Showing posts with label Damon Galgut. Show all posts
Showing posts with label Damon Galgut. Show all posts

27 December 2014

The Beautiful Screaming of Pigs by Damon Galgut


For years, I've said I like novels to be x, y, or z; often that x, y, or z meant (in some way or another) unsettling, challenging, surprising... But those words feel inadequate, because inevitably there are things that are, for instance, unsettling in unproductive ways — a pulpy, detailed story of child molestation is probably unsettling and disturbing, but also plenty likely to be worthless, exploitative crap that aims primarily for the reader's gag reflex and puts the writer in the obnoxious position of nudging us endlessly with the question, "How much can you take?"

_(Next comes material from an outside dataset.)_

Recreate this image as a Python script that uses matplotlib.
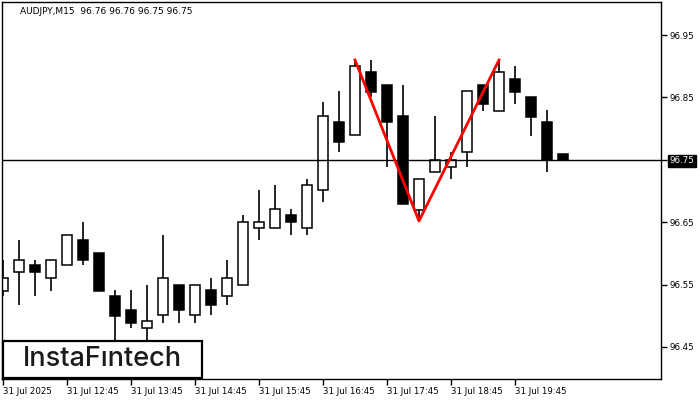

As I thought about why Damon Galgut's 1991 novel The Beautiful Screaming of Pigs worked so well for me where so many other books I've tried to read recently did not, I started to feel like I was finally moving toward some understanding of what the word disturbing, as praise, meant to me. It ties in with something Galgut himself said in an interview with Kianoosh Hashemzadeh for Web Conjunctions a few years ago:
...it seems to me, if you provide answers—the usual forms of literary catharsis are a kind of answer, things tie up and all the elements of the plot are neatly knotted at the end—you might have a good experience when you’re reading that book, but when you close the book you basically have closed any moral problems that the book raised and that’s it. Whereas if people are disturbed and unsettled, things have been raised and not resolved, people have to carry that around and work it out some way.
This is similar to things I've thought for a long time (I am, after all, a devotee of Chekhov, who famously said the job of the artist is to ask questions, not answer them), but Galgut's formulation there feels like it captures many of the qualities I value. The usual forms of literary catharsis is an interesting phrase, for instance, and makes me think of the thousand stories launched by Raymond Carver's example, stories that mistake bathos for epiphany. I think too of what Tom McCarthy called "the default mode dominating mainstream fiction and most culture in general: this kind of sentimental humanism" that wallows in "a certain set of assumptions, certain models of subjectivity – for example, the contemporary cult of the individual, the absolute authentic self who is measured through his or her absolutely authentic feeling."